As you became exposed to its contents, you would realise that his idea of God’s kingdom was radically different than that of his contemporaries. You would soon discover that even those who claimed to be the heirs of the kingdom were increasingly aggressive towards the appointed and anointed King. In fact, as you came to the end of the story, you would see that this good news became hated news—so hated that the people to whom the kingdom was offered murdered their King. Tragic. Or is it?
You see, if you listen closely to this story you will come to appreciate that it was when Christ was put to death on the cross that he actually secured his Kingship. You would realise that the cross was not an obstacle to this good news but was rather divinely designed to be part and parcel of the good news. Without the cross, there would be no crown. Without the horrific news, there would be no good news. This is radical stuff!
So, let me bring this to an essential application: To believe in the gospel is to believe in the embodiment of the kingdom of God. It is to believe in Jesus Christ, the Son of God. There are no benefits of the kingdom apart from belief in the King.
When you turn from your self and your sin, as you turn to Jesus Christ, you experience just how good this is! For you experience forgiveness, and you experience being translated from the kingdom of darkness to the kingdom of God’s dear Son (Colossians 1:13).
“So what?” is a legitimate response. What does this have to do with we who live in the 21st century? It means everything, for though, in one sense, everything has changed since nearly two thousand years ago, yet nothing has changed—at least nothing that is essential to our greatest problem(s) and our greatest need and the greatest news.
Let me make three brief points of application as I bring this to a close.
First, if you are an unbeliever, repent and believe in the King. You are being given the opportunity to be delivered from a lousy lord to the Lord of lords; you are being given the opportunity to delivered from an evil king to the holy King. Repent and believe today!
This King was crowned on the cross and coronated at his resurrection and ascension. You have every good reason to repent and believe. You have no good reason not to.
Second, if you are a believer, continue to repent and believe in the King. The first of Luther’s famed 95 theses read, “When our Lord and Master Jesus Christ said, ‘Repent,’ he intended that the entire life of believers should be repentance.” How true!
We are constantly submitting to the wrong rulers (desires, self, fear of others, material gods, godless worldviews, etc.). The result is that we miss out on the blessings of God’s kingdom. We need to repent of this and grow in our love for and our loyalty to the King who has come.
Turn from whatever sins are keeping you from enjoying the rule of your sovereign and saving King.
Third, having repented, and having committed to keep repenting, make sure that the gospel informs and determines your worldview. The gospel of the kingdom of God is the good news that God has not given up on a world that deserves to be given up on. It is the good news that God will not give up on his church. It is the good news that he will not give up on his subjects. And this good news must influence us not to give up on it either.

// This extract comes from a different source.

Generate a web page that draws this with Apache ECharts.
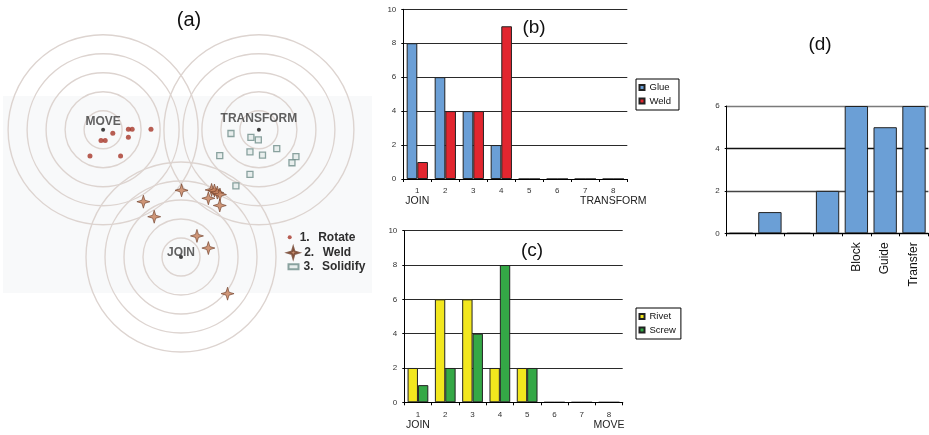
<!DOCTYPE html>
<html><head><meta charset="utf-8">
<script src="https://cdn.jsdelivr.net/npm/echarts@6/dist/echarts.min.js"></script>
<style>html,body{margin:0;padding:0;background:#fff}#c{width:929px;height:435px}</style>
</head><body><div id="c"></div>
<script>
// ---------- Panel (a): positions in ring units (1 unit = one ring step), origin at JOIN centre
const ringCenterNames = ['MOVE', 'TRANSFORM', 'JOIN'];
const ringCenters = [[-4.1, 6.7], [4.1, 6.7], [0, 0]];
const ringRadii = [1, 2, 3, 4, 5];
const rotatePts = [[-3.59, 6.51], [-2.77, 6.72], [-2.57, 6.72], [-2.77, 6.30], [-1.58, 6.72],
  [-4.21, 6.13], [-3.99, 6.13], [-4.79, 5.32], [-3.18, 5.32]];
const weldPts = [[0.03, 3.51], [-1.98, 2.91], [-1.41, 2.12], [1.44, 3.09], [1.61, 3.53],
  [1.76, 3.50], [1.91, 3.39], [2.05, 3.29], [2.04, 2.71], [0.84, 1.11], [1.44, 0.47], [2.45, -1.93]];
const solidifyPts = [[2.63, 6.50], [3.68, 6.30], [4.07, 6.16], [3.63, 5.53], [4.29, 5.36],
  [5.04, 5.70], [2.04, 5.34], [6.05, 5.28], [5.84, 4.96], [3.63, 4.35], [2.89, 3.74]];
const legendA = ['1.  Rotate', '2.  Weld', '3.  Solidify'];

// ---------- Panel (b)
const bCategories = ['1', '2', '3', '4', '5', '6', '7', '8'];
const bEnds = ['JOIN', 'TRANSFORM'];
const glue = [8, 6, 4, 2, 0, 0, 0, 0];
const weldB = [1, 4, 4, 9, 0, 0, 0, 0];

// ---------- Panel (c)
const cCategories = ['1', '2', '3', '4', '5', '6', '7', '8'];
const cEnds = ['JOIN', 'MOVE'];
const rivet = [2, 6, 6, 2, 2, 0, 0, 0];
const screw = [1, 2, 4, 8, 2, 0, 0, 0];

// ---------- Panel (d)
const dCategories = ['', '', '', '', 'Block', 'Guide', 'Transfer'];
const dValues = [0, 1, 0, 2, 6, 5, 6];

const FONT = 'Liberation Sans, Arial, sans-serif';
const chart = echarts.init(document.getElementById('c'));

const starPath = 'path://M0,-10 L2.3,-2.3 L10,0 L2.3,2.3 L0,10 L-2.3,2.3 L-10,0 L-2.3,-2.3 Z';
const centerLabelOffset = {MOVE: [0, -8], TRANSFORM: [0, -11], JOIN: [0, -4]};

const ringData = [];
ringCenters.forEach(c => ringRadii.forEach(r => ringData.push([c[0], c[1], r])));

function catLabel(ends, n) {
  return function (v, i) {
    if (i === 0) return '{n|' + v + '}\n{t|' + ends[0] + '}';
    if (i === n - 1) return '{n|' + v + '}\n{t|' + ends[1] + '}';
    return '{n|' + v + '}';
  };
}
const catRich = {
  n: {fontSize: 8, lineHeight: 10, color: '#333', fontFamily: FONT},
  t: {fontSize: 10.5, lineHeight: 11, color: '#222', fontFamily: FONT}
};
function valAxis(gi, max) {
  return {
    type: 'value', gridIndex: gi, min: 0, max: max, interval: 2,
    axisLine: {show: true, lineStyle: {color: '#000', width: 1}},
    axisTick: {show: true, length: 2, lineStyle: {color: '#000'}},
    axisLabel: {fontSize: 8, color: '#333', margin: 7, fontFamily: FONT},
    splitLine: {show: true, lineStyle: {color: '#2a2a2a', width: 1.2}}
  };
}
function catAxis(gi, data, fmt) {
  return {
    type: 'category', gridIndex: gi, data: data, z: 5,
    axisLine: {show: true, lineStyle: {color: '#000', width: 1.2}},
    axisTick: {show: true, length: 3, alignWithLabel: false, lineStyle: {color: '#000'}},
    axisLabel: {interval: 0, margin: 7, formatter: fmt, rich: catRich}
  };
}
const barStyle = c => ({color: c, borderColor: '#222', borderWidth: 1});

const legendTextA = {
  fontSize: 12, fontWeight: 'bold', color: '#2e2e2e', fontFamily: FONT,
  rich: {a: {width: 18.5, fontSize: 12, fontWeight: 'bold', color: '#2e2e2e', fontFamily: FONT},
         b: {fontSize: 12, fontWeight: 'bold', color: '#2e2e2e', fontFamily: FONT}}
};
const legendFmtA = name => {
  const parts = name.split(/\s+/);
  return '{a|' + parts[0] + '}{b|' + parts[1] + '}';
};

const option = {
  animation: false,
  textStyle: {fontFamily: FONT},
  graphic: [{type: 'rect', z: -10, silent: true, shape: {x: 3, y: 96, width: 369, height: 197},
    style: {fill: '#f8f9fa'}}],
  title: [
    {text: '(a)', left: 189, top: 10, textAlign: 'center', padding: 0,
      textStyle: {fontSize: 20, fontWeight: 'normal', color: '#111', fontFamily: FONT}},
    {text: '(b)', left: 534, top: 18.5, textAlign: 'center', padding: 0,
      textStyle: {fontSize: 19, fontWeight: 'normal', color: '#111', fontFamily: FONT}},
    {text: '(c)', left: 532, top: 241.5, textAlign: 'center', padding: 0,
      textStyle: {fontSize: 19, fontWeight: 'normal', color: '#111', fontFamily: FONT}},
    {text: '(d)', left: 820, top: 35.5, textAlign: 'center', padding: 0,
      textStyle: {fontSize: 19, fontWeight: 'normal', color: '#111', fontFamily: FONT}}
  ],
  legend: [
    {data: [{name: legendA[0], icon: 'circle'}], left: 287.7, top: 231.3, padding: 0, itemWidth: 10, itemHeight: 4,
      selectedMode: false, formatter: legendFmtA, textStyle: legendTextA},
    {data: [{name: legendA[1], icon: starPath}], left: 286.7, top: 246.3, padding: 0, itemWidth: 12, itemHeight: 11,
      selectedMode: false, formatter: legendFmtA, textStyle: legendTextA},
    {data: [{name: legendA[2], icon: 'rect'}], left: 287.5, top: 260.7, padding: 0, itemWidth: 10, itemHeight: 5,
      selectedMode: false, formatter: legendFmtA, textStyle: legendTextA},
    {data: ['Glue', 'Weld'], orient: 'vertical', left: 636, top: 79, padding: [3.5, 8, 4, 2.5],
      itemWidth: 5, itemHeight: 5, itemGap: 3.5, icon: 'rect', selectedMode: false,
      borderColor: '#000', borderWidth: 1, backgroundColor: '#fff',
      textStyle: {fontSize: 9.5, color: '#111', fontFamily: FONT}},
    {data: ['Rivet', 'Screw'], orient: 'vertical', left: 636, top: 308, padding: [3.5, 5, 4, 2.5],
      itemWidth: 5, itemHeight: 5, itemGap: 3.5, icon: 'rect', selectedMode: false,
      borderColor: '#000', borderWidth: 1, backgroundColor: '#fff',
      textStyle: {fontSize: 9.5, color: '#111', fontFamily: FONT}}
  ],
  grid: [
    {left: 10, top: 10, width: 342, height: 361},
    {left: 403.3, top: 9.3, width: 224, height: 169.7},
    {left: 404.3, top: 230.7, width: 218.4, height: 171.6},
    {left: 726.7, top: 106, width: 201.7, height: 127.3}
  ],
  xAxis: [
    {type: 'value', gridIndex: 0, min: -9, max: 9, show: false},
    catAxis(1, bCategories, catLabel(bEnds, bCategories.length)),
    catAxis(2, cCategories, catLabel(cEnds, cCategories.length)),
    {type: 'category', gridIndex: 3, data: dCategories, z: 5,
      axisLine: {show: true, lineStyle: {color: '#000', width: 1.2}},
      axisTick: {show: true, length: 3, lineStyle: {color: '#000'}},
      axisLabel: {interval: 0, rotate: 90, margin: 9, fontSize: 12, color: '#111', fontFamily: FONT}}
  ],
  yAxis: [
    {type: 'value', gridIndex: 0, min: -6, max: 13, show: false},
    valAxis(1, 10),
    valAxis(2, 10),
    Object.assign(valAxis(3, 6), {splitLine: {show: true, lineStyle: {color: ['#222', '#444', '#111', '#7a7a7a'], width: 1.3}}})
  ],
  series: [
    {type: 'custom', xAxisIndex: 0, yAxisIndex: 0, data: ringData, silent: true, z: 1, clip: false,
      renderItem: function (params, api) {
        const c = api.coord([api.value(0), api.value(1)]);
        const s = api.size([api.value(2), api.value(2)]);
        return {type: 'circle', shape: {cx: c[0], cy: c[1], r: s[0]},
          style: {fill: 'none', stroke: '#ddd4d0', lineWidth: 1.4}};
      }},
    {type: 'scatter', name: 'centres', xAxisIndex: 0, yAxisIndex: 0, symbol: 'circle', symbolSize: 4, z: 3,
      itemStyle: {color: '#111'},
      data: ringCenters.map((c, i) => ({name: ringCenterNames[i], value: c,
        label: {show: true, position: 'inside', offset: centerLabelOffset[ringCenterNames[i]],
          formatter: '{b}', fontSize: 12, fontWeight: 'bold', color: '#3a3a3a', fontFamily: FONT}}))},
    {type: 'scatter', name: legendA[0], xAxisIndex: 0, yAxisIndex: 0, symbol: 'circle', symbolSize: 5, z: 4,
      itemStyle: {color: '#a63628'}, data: rotatePts},
    {type: 'scatter', name: legendA[1], xAxisIndex: 0, yAxisIndex: 0, symbol: starPath, symbolSize: 13, z: 4,
      itemStyle: {color: '#c47d58', borderColor: '#6e3d28', borderWidth: 0.8}, data: weldPts},
    {type: 'scatter', name: legendA[2], xAxisIndex: 0, yAxisIndex: 0, symbol: 'rect', symbolSize: 6, z: 4,
      itemStyle: {color: '#e4ebea', borderColor: '#6f8d8a', borderWidth: 1.3}, data: solidifyPts},
    {type: 'bar', name: 'Glue', xAxisIndex: 1, yAxisIndex: 1, data: glue, barGap: '0%', barCategoryGap: '24%',
      itemStyle: barStyle('#6b9fd6')},
    {type: 'bar', name: 'Weld', xAxisIndex: 1, yAxisIndex: 1, data: weldB, barGap: '0%', barCategoryGap: '24%',
      itemStyle: barStyle('#e2262f')},
    {type: 'bar', name: 'Rivet', xAxisIndex: 2, yAxisIndex: 2, data: rivet, barGap: '0%', barCategoryGap: '24%',
      itemStyle: barStyle('#f2e71e')},
    {type: 'bar', name: 'Screw', xAxisIndex: 2, yAxisIndex: 2, data: screw, barGap: '0%', barCategoryGap: '24%',
      itemStyle: barStyle('#34a846')},
    {type: 'bar', name: 'd', xAxisIndex: 3, yAxisIndex: 3, data: dValues, barCategoryGap: '19%',
      itemStyle: barStyle('#6b9fd6')}
  ]
};
chart.setOption(option);
</script>
</body></html>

Believe God for the advancement of his kingdom in the world, in his church—including ours. Believe God for the advancement of his kingdom in your life. Pray for this. Hope for this. Proclaim this. Work for this—in the workplace, at home, in your community, as you prepare for your career, in your interactions with government, etc. Face your trials in the light of this.
God is working his plan and you are a part of it. He wants you to demonstrate his rule in your response—as you face disease, discouragements, death, cruelty, betrayal, etc. You can respond this way because Jesus did (1 Peter 2:18–25).
Keep the good news before you that God rules through his Son, and then live in such a way that his otherwise invisible rule becomes visible.